** start of Input data **

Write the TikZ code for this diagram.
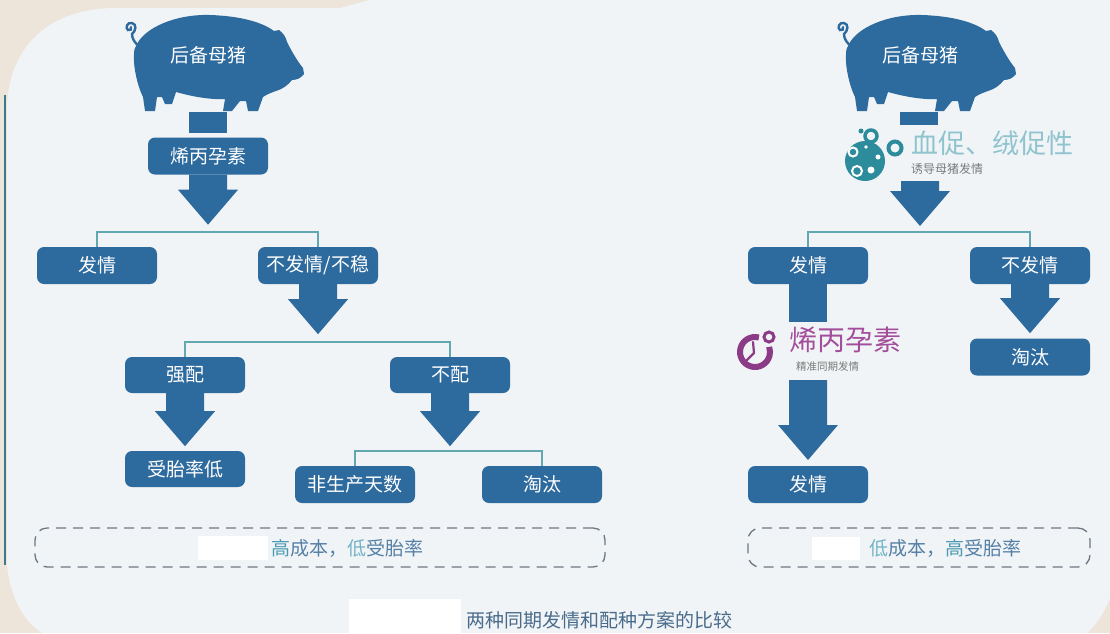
\documentclass[tikz,border=0pt]{standalone}
\usepackage{fontspec}
\newfontfamily\cjk{Noto Sans CJK SC}
\definecolor{beigebg}{HTML}{EDE4DA}
\definecolor{lightbg}{HTML}{F1F4F6}
\definecolor{boxblue}{HTML}{2D6A9E}
\definecolor{branchteal}{HTML}{63A7B1}
\definecolor{leftline}{HTML}{3D7A8E}
\definecolor{dashgrey}{HTML}{6E7780}
\definecolor{captioncol}{HTML}{4A6C8C}
\definecolor{tealtext}{HTML}{8FC4CF}
\definecolor{iconteal}{HTML}{2D8C9C}
\definecolor{purpletext}{HTML}{A24E9B}
\definecolor{iconpurple}{HTML}{8C3C86}
\definecolor{subgrey}{HTML}{7A7A7A}
\definecolor{costteal}{HTML}{4B9AB2}
\definecolor{costlight}{HTML}{72B4C4}
\definecolor{costblue}{HTML}{5580A6}

\pgfdeclarelayer{paper}
\pgfdeclarelayer{links}
\pgfsetlayers{paper,links,main}

% block arrow pointing down: start point, shaft length
\newcommand{\fatarrow}[2]{%
  \fill[boxblue] (#1) ++(-19,0) -- ++(38,0) -- ++(0,#2) -- ++(11,0)
    -- ++(-30,35) -- ++(-30,-35) -- ++(11,0) -- cycle;}

% pig silhouette with curly tail
\newcommand{\pigshape}{%
  \fill[boxblue] (137,44) .. controls (145,28) and (175,14) .. (210,15)
    .. controls (240,16) and (262,22) .. (274,31)
    -- (279,30) .. controls (283,33) and (286,37) .. (287,42)
    .. controls (292,52) and (298,62) .. (303,68)
    -- (304,74) .. controls (301,78) and (297,80) .. (292,80)
    .. controls (288,85) and (283,89) .. (276,91)
    .. controls (270,93) and (266,95) .. (263,97)
    -- (258,111) -- (248,111) -- (246,101)
    -- (240,101) -- (232,111) -- (223,111) -- (225,99)
    .. controls (210,100) and (190,96) .. (176,92)
    -- (172,104) -- (165,104) -- (162,97) -- (157,97)
    -- (155,111) -- (145,111) -- (143,97)
    .. controls (137,85) and (133,65) .. (134,54)
    .. controls (134,50) and (135,47) .. (137,44) -- cycle;
  \draw[boxblue, line width=2.4pt, line cap=round]
    (139,46) .. controls (135,43) and (132,39) .. (132,34)
    .. controls (136,31) and (137,24) .. (132,23)
    .. controls (127,22) and (125,28) .. (128,30)
    .. controls (130,31) and (132,29) .. (131,27);}

\begin{document}
\begin{tikzpicture}[x=1pt,y=-1pt,
  flowbox/.style={fill=boxblue, rounded corners=7pt, minimum width=120pt,
    minimum height=37pt, inner sep=0pt, text=white,
    font=\cjk\fontsize{19}{22}\selectfont},
  pigtext/.style={text=white, inner sep=0pt, font=\cjk\fontsize{19}{22}\selectfont},
  branch/.style={draw=branchteal, line width=2.6pt},
  stem/.style={draw=boxblue, line width=38pt},
  dashbox/.style={draw=dashgrey, dash pattern=on 10pt off 7pt, line width=1.3pt,
    rounded corners=12pt, inner sep=0pt},
  costtext/.style={inner sep=0pt, anchor=west, font=\cjk\fontsize{19}{22}\selectfont},
  patch/.style={fill=white, draw=none}]

\useasboundingbox (0,0) rectangle (1110,633);

% page background and card
\begin{pgfonlayer}{paper}
\fill[beigebg] (0,0) rectangle (1110,633);
\fill[lightbg] (7,105) .. controls (10,45) and (50,8) .. (117,8) -- (340,8) -- (370,0)
  -- (1110,0) -- (1110,598) .. controls (1103,615) and (1096,625) .. (1087,633)
  -- (42,633) .. controls (22,620) and (10,595) .. (7,565) -- cycle;
\draw[leftline, line width=2.5pt] (5,95) -- (5,565);
\end{pgfonlayer}

% ---------------- left scheme ----------------
\pigshape
\node[pigtext] (pigL) at (208,55) {后备母猪};
\coordinate (pigLfeet) at (208,112);

\node[flowbox] (b1) at (208,156) {烯丙孕素};
\node[flowbox] (b2) at (97,265.5) {发情};
\node[flowbox] (b3) at (318,265.5) {不发情/不稳};
\node[flowbox, minimum height=36pt] (b4) at (185,375) {强配};
\node[flowbox, minimum height=36pt] (b5) at (450,375) {不配};
\node[flowbox, minimum height=36pt] (b6) at (185,469) {受胎率低};
\node[flowbox] (b7) at (355,484.5) {非生产天数};
\node[flowbox] (b8) at (542,484.5) {淘汰};

\begin{pgfonlayer}{links}
\draw[branch] (b2.north) -- ++(0,-15) -| (b3.north);
\draw[branch] (b4.north) -- ++(0,-15) -| (b5.north);
\draw[branch] (b7.north) -- ++(0,-15) -| (b8.north);
\end{pgfonlayer}

\draw[stem, shorten >=4pt] (pigLfeet) -- (b1.north);
\fatarrow{b1.south}{15}
\fatarrow{b3.south}{15}
\fatarrow{b4.south}{18}
\fatarrow{b5.south}{18}

\node[dashbox, minimum width=570pt, minimum height=39pt] (sumL) at (320,547.5) {};
\fill[patch] (198,536) rectangle (268,560);
\node[costtext] (costL) at (271,548)
  {\textcolor{costteal}{高}\textcolor{costblue}{成本，}\textcolor{costlight}{低}\textcolor{costblue}{受胎率}};

% ---------------- right scheme ----------------
\begin{scope}[xshift=712pt]
  \pigshape
\end{scope}
\node[pigtext] (pigR) at (920,55) {后备母猪};
\coordinate (pigRfeet) at (919,112);
\coordinate (teallabelTop) at (919,125);
\draw[stem] (pigRfeet) -- (teallabelTop);

% teal cell icon
\fill[iconteal] (865,161) circle[radius=20pt];
\draw[white, line width=2pt] (853,152) circle[radius=4.5pt];
\draw[white, line width=2pt] (857,171) circle[radius=5pt];
\fill[white] (871,170) circle[radius=3.5pt];
\fill[white] (878,157) circle[radius=2.5pt];
\fill[white] (866,147) circle[radius=1.8pt];
\draw[iconteal, line width=3.5pt] (871,136) circle[radius=6pt];
\fill[iconteal] (861,131) circle[radius=2.5pt];
\draw[iconteal, line width=4pt] (895,148) circle[radius=6.5pt];
\node[inner sep=0pt, anchor=west, text=tealtext, font=\cjk\fontsize{27}{30}\selectfont]
  (hormone1) at (911,143) {血促、绒促性};
\node[inner sep=0pt, anchor=west, text=subgrey, font=\cjk\fontsize{12}{14}\selectfont]
  (hormone1sub) at (911,169) {诱导母猪发情};
\coordinate (hormone1out) at (920,181);
\fatarrow{hormone1out}{10}

\node[flowbox] (r1) at (808,265.5) {发情};
\node[flowbox] (r2) at (1030,265.5) {不发情};
\node[flowbox] (r3) at (1030,357) {淘汰};
\node[flowbox] (r4) at (808,484.5) {发情};
\begin{pgfonlayer}{links}
\draw[branch] (r1.north) -- ++(0,-15) -| (r2.north);
\end{pgfonlayer}
\fatarrow{r2.south}{14}

\coordinate (purpleTop) at (808,322);
\draw[stem] (r1.south) -- (purpleTop);

% purple clock icon
\draw[iconpurple, line width=6pt] ([shift={(75:15pt)}]755,352) arc[start angle=75, end angle=380, radius=15pt];
\draw[iconpurple, line width=3pt] (769,337) circle[radius=5pt];
\draw[iconpurple, line width=2.2pt, line cap=round] (754,353) -- (753,342);
\draw[iconpurple, line width=2.2pt, line cap=round] (754,353) -- (747,360);
\node[inner sep=0pt, anchor=west, text=purpletext, font=\cjk\fontsize{28}{30}\selectfont]
  (hormone2) at (789,340) {烯丙孕素};
\node[inner sep=0pt, anchor=west, text=subgrey, font=\cjk\fontsize{10.5}{12}\selectfont]
  (hormone2sub) at (796,366) {精准同期发情};
\coordinate (hormone2out) at (808,380);
\fatarrow{hormone2out}{45}

\node[dashbox, minimum width=342pt, minimum height=39pt] (sumR) at (919,547.5) {};
\fill[patch] (812,537) rectangle (860,560);
\node[costtext] (costR) at (869,548)
  {\textcolor{costlight}{低}\textcolor{costblue}{成本，}\textcolor{costteal}{高}\textcolor{costblue}{受胎率}};

% caption
\fill[patch] (349,599) rectangle (461,633);
\node[inner sep=0pt, anchor=west, text=captioncol, font=\cjk\fontsize{19}{22}\selectfont]
  (caption) at (466,620) {两种同期发情和配种方案的比较};
\end{tikzpicture}
\end{document}
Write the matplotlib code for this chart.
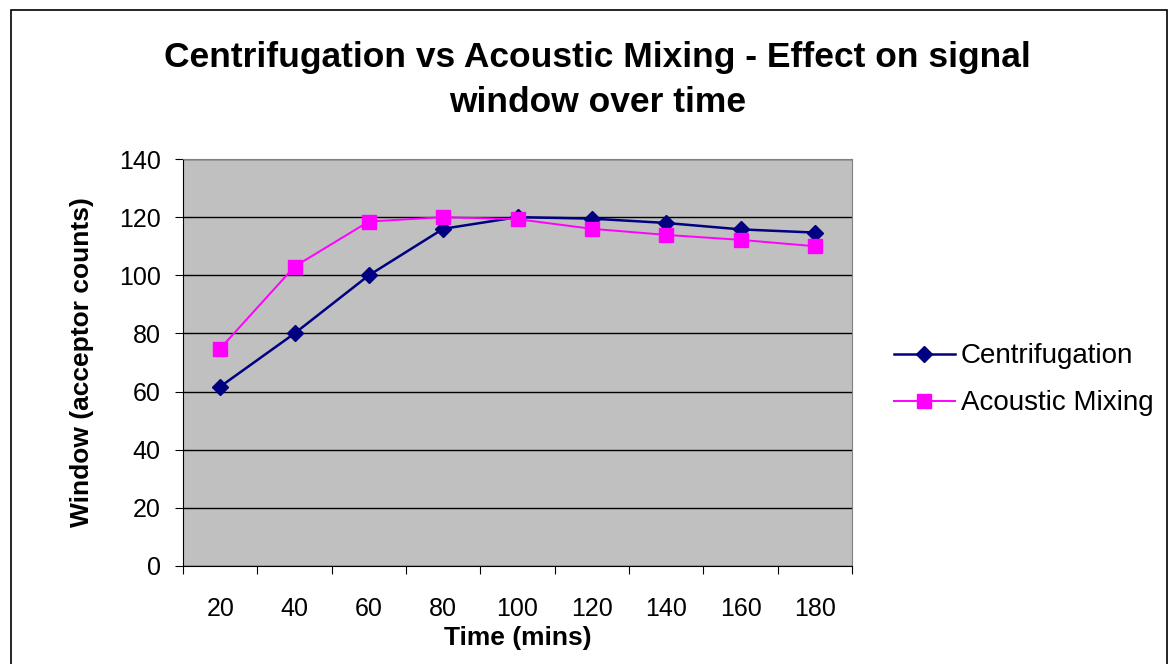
import matplotlib.pyplot as plt
from matplotlib.patches import Rectangle

times = [20, 40, 60, 80, 100, 120, 140, 160, 180]
centrifugation = [61.7, 80, 100, 116, 120, 119.5, 118, 115.8, 114.7]
acoustic = [74.8, 103, 118.5, 120, 119.3, 116, 113.9, 112.2, 110]

plt.rcParams['font.family'] = ['Liberation Sans', 'DejaVu Sans']

fig = plt.figure(figsize=(11.71, 6.64), dpi=100)
ax = fig.add_axes([0.1563, 0.1476, 0.5713, 0.6129])

# outer chart border
fig.patches.append(Rectangle((0.009, -0.01), 0.988, 0.995, transform=fig.transFigure,
                             fill=False, edgecolor='black', linewidth=1.2))

x = list(range(len(times)))
ax.plot(x, centrifugation, color='#000080', marker='D', markersize=8.5,
        linewidth=1.8, label='Centrifugation', zorder=3)
ax.plot(x, acoustic, color='#FF00FF', marker='s', markersize=10.5,
        linewidth=1.4, label='Acoustic Mixing', zorder=3)

ax.set_facecolor('#C0C0C0')
ax.set_xlim(-0.5, len(times) - 0.5)
ax.set_ylim(0, 140)
ax.set_yticks(range(0, 141, 20))
ax.yaxis.grid(True, color='black', linewidth=1)
ax.set_axisbelow(True)

# category boundaries get tick marks, centers get labels
ax.set_xticks([i - 0.5 for i in range(len(times) + 1)])
ax.set_xticklabels([])
ax.set_xticks(x, minor=True)
ax.set_xticklabels([str(t) for t in times], minor=True)
ax.tick_params(axis='x', which='major', length=6, color='black', direction='out')
ax.tick_params(axis='x', which='minor', length=0, pad=22, labelsize=18)
ax.tick_params(axis='y', length=6, direction='out', labelsize=18, pad=10)

for side in ['top', 'right']:
    ax.spines[side].set_color('#808080')
for side in ['left', 'bottom']:
    ax.spines[side].set_color('black')

ax.set_xlabel('Time (mins)', fontsize=19, fontweight='bold', labelpad=4)
ax.set_ylabel('Window (acceptor counts)', fontsize=19, fontweight='bold', labelpad=18)

fig.text(0.51, 0.880, 'Centrifugation vs Acoustic Mixing - Effect on signal\nwindow over time',
         ha='center', va='center', fontsize=25.5, fontweight='bold', linespacing=1.45)

fig.legend(loc='center left', bbox_to_anchor=(0.742, 0.428), frameon=False,
           fontsize=20, handlelength=2.2, handletextpad=0.2, labelspacing=0.75)

fig.savefig('out.png', dpi=100)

** end of Input data **

■ What the task requires
In the listing above, find the line containing "Write the matplotlib code for this chart." and the line containing "113.9, 112.2, 110]". Print those two lines and every line between them exactly, with no pictures.

■ Written solution
Write the matplotlib code for this chart.
import matplotlib.pyplot as plt
from matplotlib.patches import Rectangle

times = [20, 40, 60, 80, 100, 120, 140, 160, 180]
centrifugation = [61.7, 80, 100, 116, 120, 119.5, 118, 115.8, 114.7]
acoustic = [74.8, 103, 118.5, 120, 119.3, 116, 113.9, 112.2, 110]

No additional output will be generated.